Avoid cheap, dubious-looking, home-made alcohol—especially if there are no excise stamps on the packaging. If you really want to try Balinese arak, buy it from certified official producers. Yes, it’s much more expensive than a plastic bottle from a corner shop, but the risk of poisoning is almost nonexistent.
Don’t drink in questionable small “locals-only” bars. Alcohol quality is clearly not their top priority, and cheap counterfeit booze is the main source of trouble. They often also serve the arak oplosan mentioned above. Even if the methanol dose is not life-threatening, the toxin may have a cumulative effect.
The simplest advice: stick to beer, wine and low-strength drinks—methanol is virtually never found there; it is mainly used for strong spirits.
Just in case, here are the symptoms of methanol poisoning: it causes severe intoxication from the first sips. If you immediately feel an unusual kind of drunkenness, that’s a reason to be cautious.
If your hangover doesn’t ease by morning but instead gets worse, that’s also a reason to go to hospital. Poisoning can develop over several hours, and your condition gradually deteriorates.
If your vision becomes blurred, go to a clinic immediately.
Weakness, vomiting, headache, an unusual mental state—yes, this can also be a normal hangover, but if it feels different from usual, don’t take the risk; see a doctor.
The mechanism of methanol poisoning is this: methanol entering the body is not the main danger—the threat lies in its breakdown products. The liver processes methanol using a specific enzyme, which converts methanol first into formaldehyde and then into formic acid—this is what causes blindness and death.
Interestingly, ordinary alcohol competes with methanol for the same enzyme, and is 10–20 times stronger. That is, if there is enough ethanol in the blood, the enzyme will be occupied, and methanol will simply circulate without being converted into toxins. During this time, the kidneys and lungs slowly remove methanol from the body in a relatively safe form.
It’s important to understand that ethanol will not solve severe poisoning—it only slows the effect, so self-medicating with strong alcohol is useless and may even be dangerous. This “life hack” can be used only as a last resort.
The same effect can backfire for those who, in one evening, drank both a methanol-containing cocktail and a lot of good-quality alcohol: it can delay the onset of methanol poisoning and mask it for hours or even a full day. So if, a day or two after a heavy night out, you notice symptoms of methanol poisoning—for example, blurred vision—see a doctor immediately.

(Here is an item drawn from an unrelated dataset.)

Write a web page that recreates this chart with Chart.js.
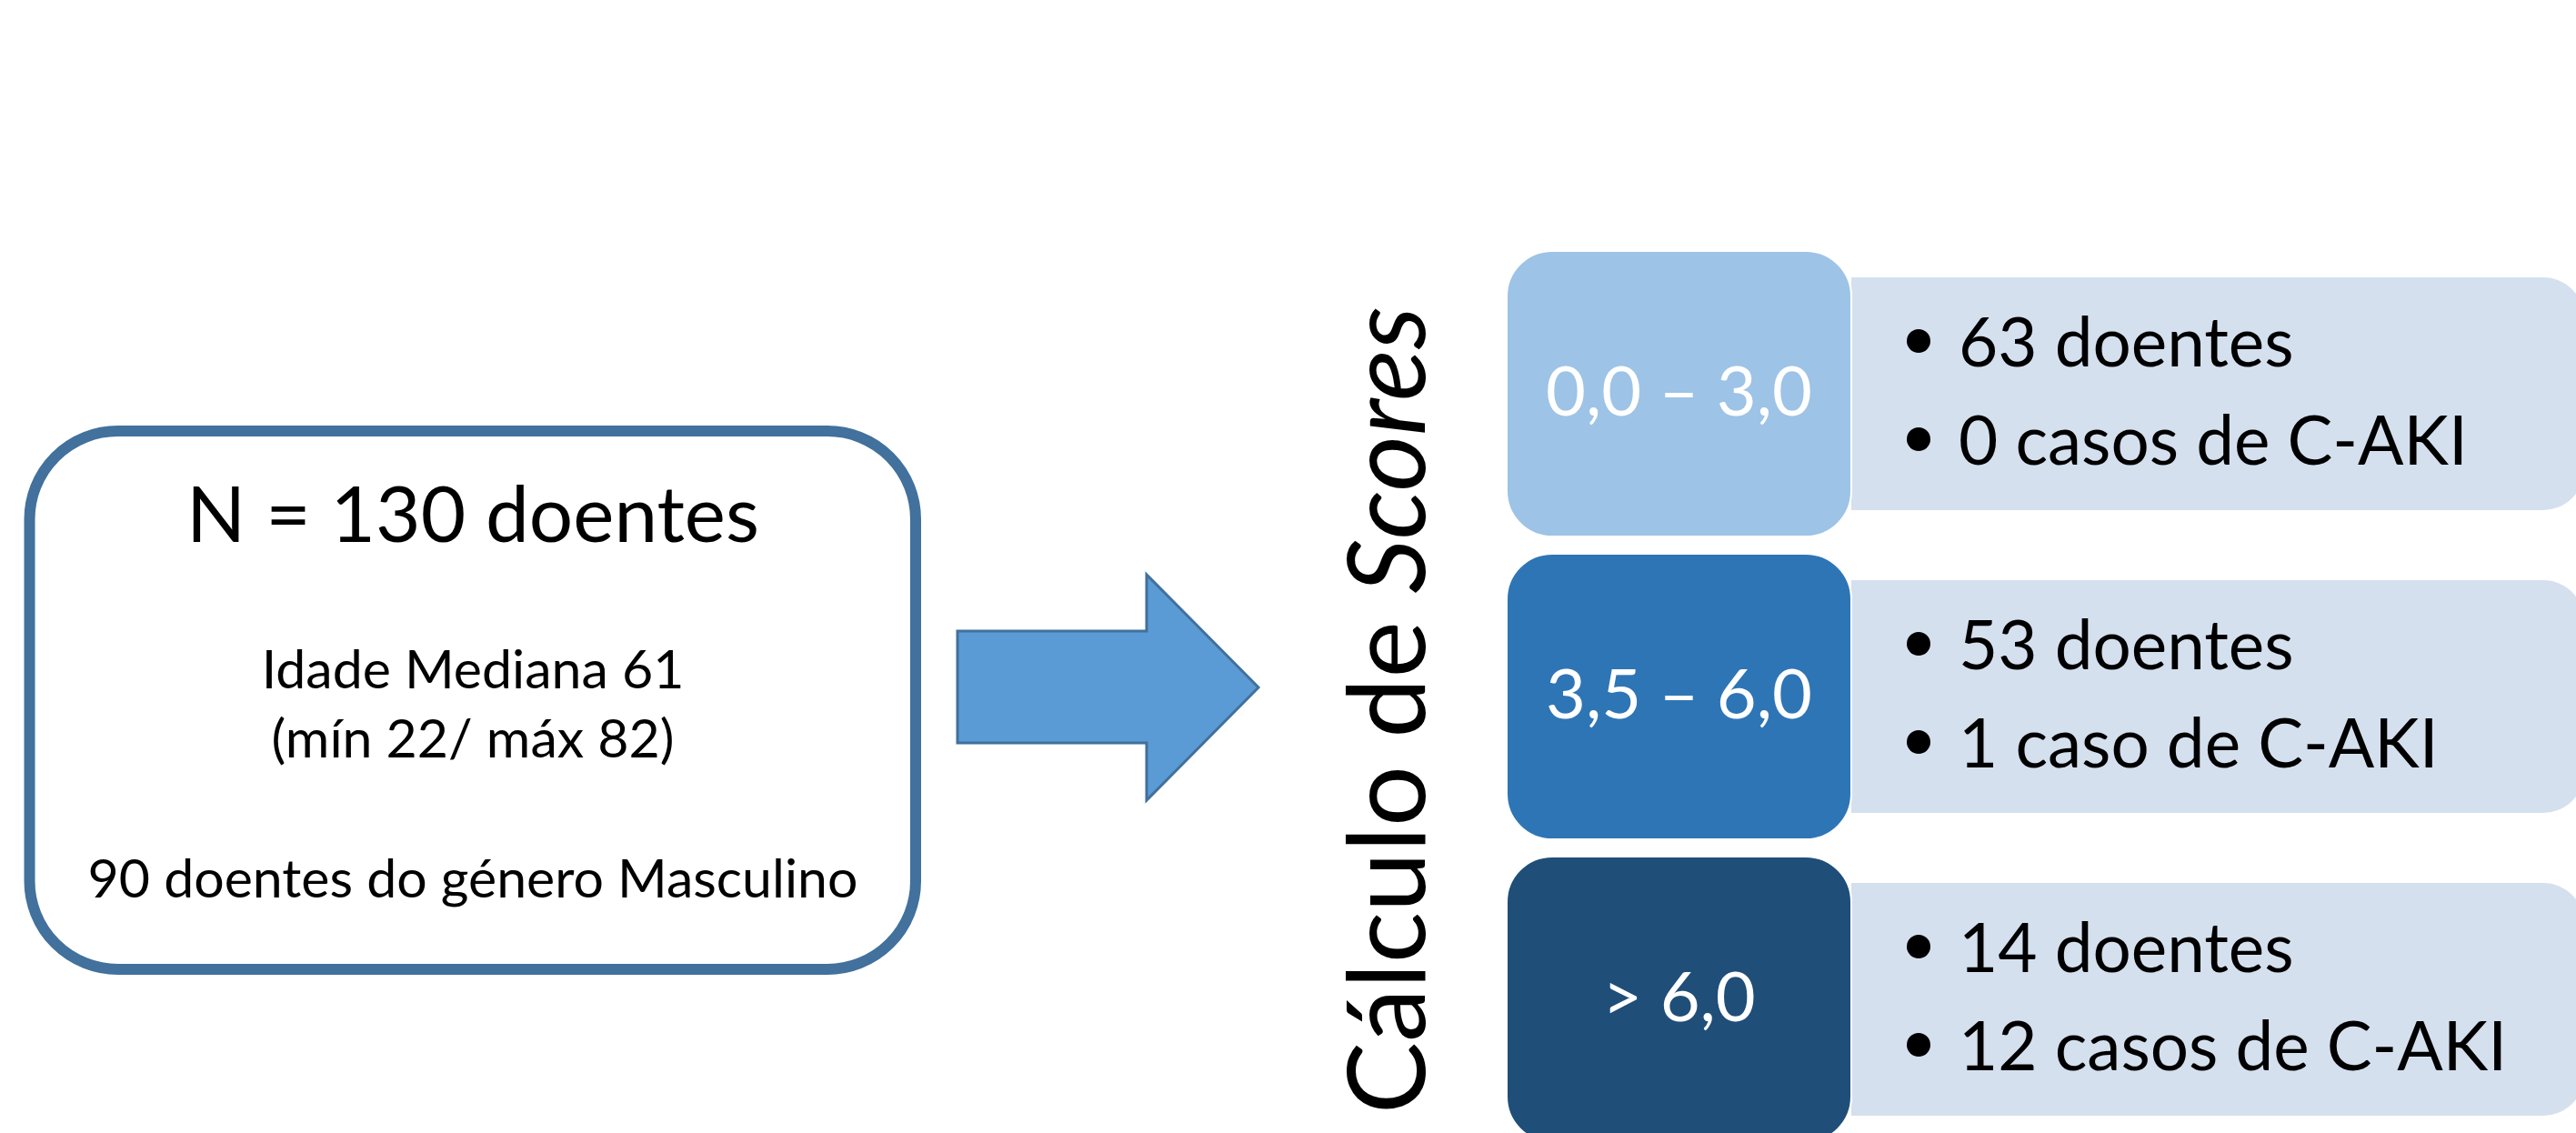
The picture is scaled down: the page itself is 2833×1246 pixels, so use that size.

Balinese clinics such as Sanglah Hospital, BIMC Hospital and Siloam Hospital have methanol poisoning treatment protocols, so seeing doctors in time can protect your health and even save your life. It’s crucial to get the right treatment as quickly as possible—it really is a race against time. If you suspect it, don’t wait and don’t guess—just see a doctor. Don’t forget to say that you specifically suspect methanol poisoning.